Task inputs:
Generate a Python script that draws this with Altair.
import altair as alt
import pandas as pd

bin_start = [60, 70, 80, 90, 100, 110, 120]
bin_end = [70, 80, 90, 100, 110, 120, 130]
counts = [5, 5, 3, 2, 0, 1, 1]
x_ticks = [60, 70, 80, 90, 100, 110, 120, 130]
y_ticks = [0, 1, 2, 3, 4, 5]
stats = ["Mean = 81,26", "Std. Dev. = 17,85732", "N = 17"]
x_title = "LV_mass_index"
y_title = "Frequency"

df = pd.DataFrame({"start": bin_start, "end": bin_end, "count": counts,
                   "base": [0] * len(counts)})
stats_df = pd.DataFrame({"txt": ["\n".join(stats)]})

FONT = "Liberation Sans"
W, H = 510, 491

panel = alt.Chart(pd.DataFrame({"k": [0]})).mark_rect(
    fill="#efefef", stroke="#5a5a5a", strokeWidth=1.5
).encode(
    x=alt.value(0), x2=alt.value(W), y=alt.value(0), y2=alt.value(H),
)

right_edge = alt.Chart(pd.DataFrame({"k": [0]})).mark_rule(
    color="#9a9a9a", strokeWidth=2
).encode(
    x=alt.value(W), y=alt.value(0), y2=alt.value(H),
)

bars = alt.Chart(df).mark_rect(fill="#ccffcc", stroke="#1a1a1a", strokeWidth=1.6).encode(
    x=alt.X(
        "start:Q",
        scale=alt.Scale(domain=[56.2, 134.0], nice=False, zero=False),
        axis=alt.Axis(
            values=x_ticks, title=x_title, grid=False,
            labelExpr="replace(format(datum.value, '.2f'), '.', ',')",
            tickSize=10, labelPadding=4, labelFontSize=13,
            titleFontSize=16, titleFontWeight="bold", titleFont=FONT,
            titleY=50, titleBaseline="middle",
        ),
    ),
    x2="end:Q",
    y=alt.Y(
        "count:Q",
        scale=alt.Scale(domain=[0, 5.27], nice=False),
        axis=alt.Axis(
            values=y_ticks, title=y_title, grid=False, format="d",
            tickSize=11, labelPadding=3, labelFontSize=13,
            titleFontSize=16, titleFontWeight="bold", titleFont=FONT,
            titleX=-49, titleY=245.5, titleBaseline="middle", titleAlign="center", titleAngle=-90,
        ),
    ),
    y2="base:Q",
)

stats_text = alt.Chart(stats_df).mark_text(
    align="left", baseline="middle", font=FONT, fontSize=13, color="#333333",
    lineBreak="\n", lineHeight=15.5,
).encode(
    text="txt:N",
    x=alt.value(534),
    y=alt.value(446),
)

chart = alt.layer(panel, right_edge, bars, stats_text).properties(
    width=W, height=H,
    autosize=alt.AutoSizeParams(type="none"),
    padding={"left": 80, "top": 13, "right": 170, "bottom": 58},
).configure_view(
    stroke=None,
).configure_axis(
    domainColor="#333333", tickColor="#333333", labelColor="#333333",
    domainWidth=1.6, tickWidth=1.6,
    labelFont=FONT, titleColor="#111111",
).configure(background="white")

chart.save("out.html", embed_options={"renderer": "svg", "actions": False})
...
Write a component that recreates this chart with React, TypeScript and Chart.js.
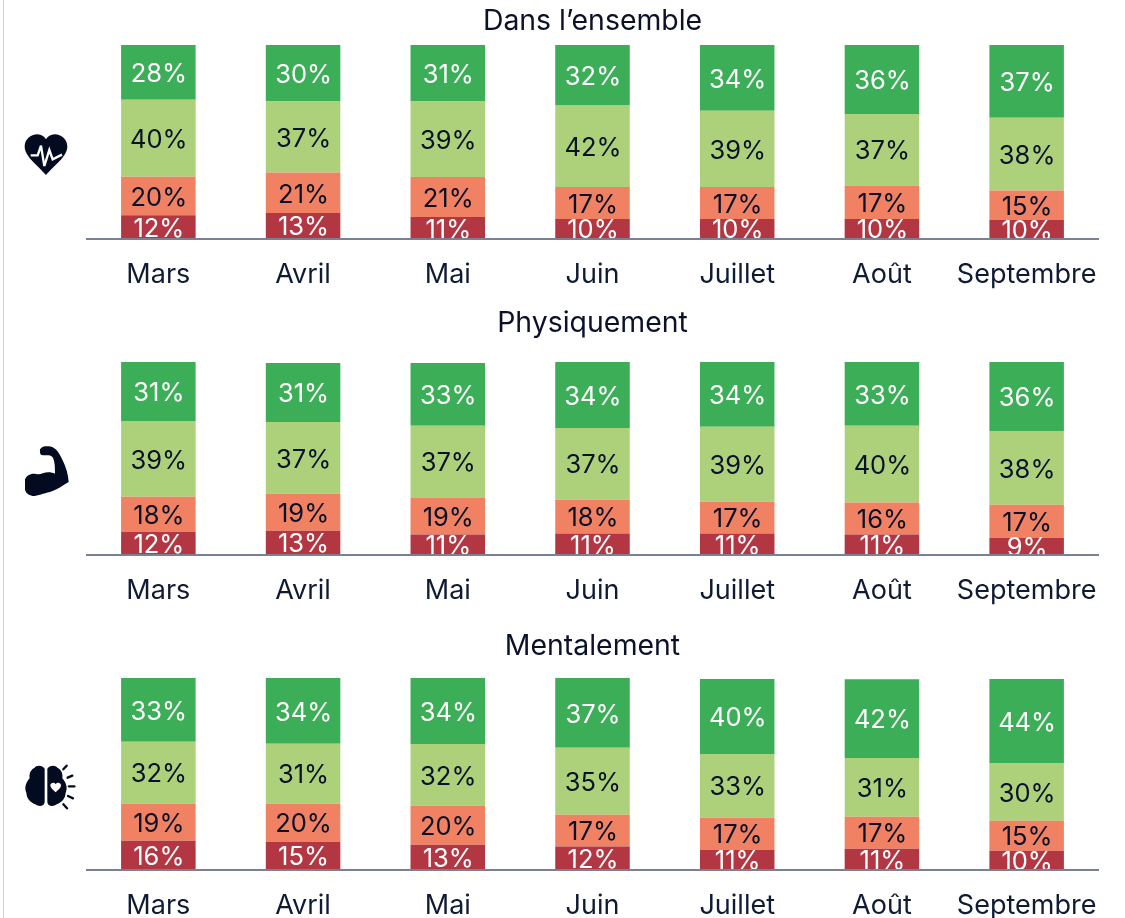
---
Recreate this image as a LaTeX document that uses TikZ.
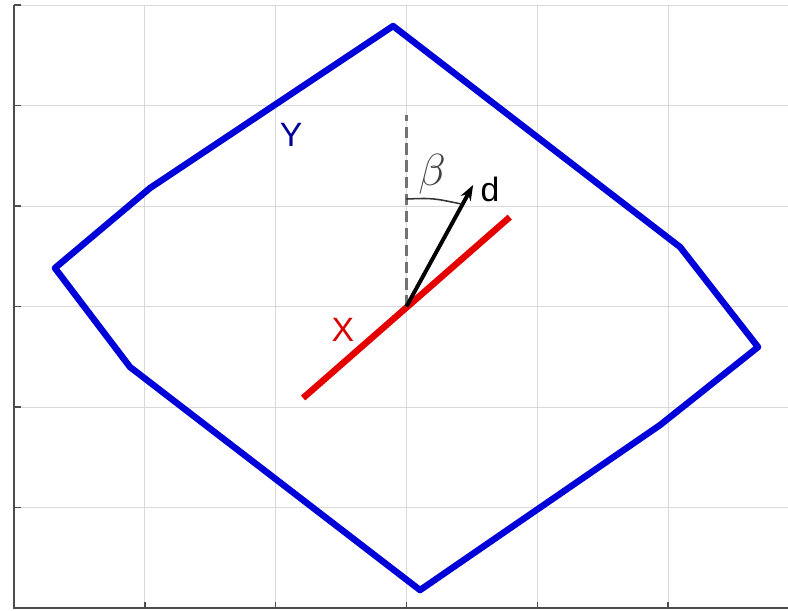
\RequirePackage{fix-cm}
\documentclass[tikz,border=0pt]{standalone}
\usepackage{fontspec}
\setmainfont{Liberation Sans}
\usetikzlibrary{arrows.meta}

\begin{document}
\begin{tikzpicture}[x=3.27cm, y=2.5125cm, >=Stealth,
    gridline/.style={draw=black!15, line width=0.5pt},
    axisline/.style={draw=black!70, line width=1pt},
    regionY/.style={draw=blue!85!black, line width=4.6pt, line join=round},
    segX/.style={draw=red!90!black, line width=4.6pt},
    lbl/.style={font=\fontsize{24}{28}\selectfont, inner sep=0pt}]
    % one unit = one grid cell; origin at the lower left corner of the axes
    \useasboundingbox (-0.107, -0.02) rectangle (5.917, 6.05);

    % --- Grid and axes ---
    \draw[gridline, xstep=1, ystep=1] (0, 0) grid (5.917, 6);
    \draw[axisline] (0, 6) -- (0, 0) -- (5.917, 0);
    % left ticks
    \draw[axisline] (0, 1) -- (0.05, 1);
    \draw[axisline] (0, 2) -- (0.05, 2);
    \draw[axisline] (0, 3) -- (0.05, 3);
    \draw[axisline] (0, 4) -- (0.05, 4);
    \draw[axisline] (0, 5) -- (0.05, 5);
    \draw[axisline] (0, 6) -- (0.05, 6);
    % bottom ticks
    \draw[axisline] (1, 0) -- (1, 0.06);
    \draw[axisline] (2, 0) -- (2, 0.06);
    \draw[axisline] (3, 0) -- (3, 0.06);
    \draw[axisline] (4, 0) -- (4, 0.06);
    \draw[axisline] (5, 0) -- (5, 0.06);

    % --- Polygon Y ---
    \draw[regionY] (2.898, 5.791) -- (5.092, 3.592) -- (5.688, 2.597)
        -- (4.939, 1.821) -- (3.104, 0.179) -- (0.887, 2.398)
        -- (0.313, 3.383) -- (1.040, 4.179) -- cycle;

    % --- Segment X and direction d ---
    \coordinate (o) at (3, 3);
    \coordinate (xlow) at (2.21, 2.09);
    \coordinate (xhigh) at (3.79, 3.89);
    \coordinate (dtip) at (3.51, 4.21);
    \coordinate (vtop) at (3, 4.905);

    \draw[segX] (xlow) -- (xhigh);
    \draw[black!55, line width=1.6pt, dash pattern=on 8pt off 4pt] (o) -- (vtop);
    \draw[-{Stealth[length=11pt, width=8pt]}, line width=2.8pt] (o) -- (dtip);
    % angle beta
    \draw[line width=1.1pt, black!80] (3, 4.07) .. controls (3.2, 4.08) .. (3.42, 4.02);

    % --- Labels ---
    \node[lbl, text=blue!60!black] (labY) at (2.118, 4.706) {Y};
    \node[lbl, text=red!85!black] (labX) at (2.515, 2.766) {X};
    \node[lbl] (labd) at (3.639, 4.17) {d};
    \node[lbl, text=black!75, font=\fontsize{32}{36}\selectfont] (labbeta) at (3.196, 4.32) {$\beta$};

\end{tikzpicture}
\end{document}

Short task: Everything from the line containing "Generate a Python" down to the line containing "W, H = 510, 491" should be retyped exactly, both lines included, and nothing more.

Answer to this exercise:
Generate a Python script that draws this with Altair.
import altair as alt
import pandas as pd

bin_start = [60, 70, 80, 90, 100, 110, 120]
bin_end = [70, 80, 90, 100, 110, 120, 130]
counts = [5, 5, 3, 2, 0, 1, 1]
x_ticks = [60, 70, 80, 90, 100, 110, 120, 130]
y_ticks = [0, 1, 2, 3, 4, 5]
stats = ["Mean = 81,26", "Std. Dev. = 17,85732", "N = 17"]
x_title = "LV_mass_index"
y_title = "Frequency"

df = pd.DataFrame({"start": bin_start, "end": bin_end, "count": counts,
                   "base": [0] * len(counts)})
stats_df = pd.DataFrame({"txt": ["\n".join(stats)]})

FONT = "Liberation Sans"
W, H = 510, 491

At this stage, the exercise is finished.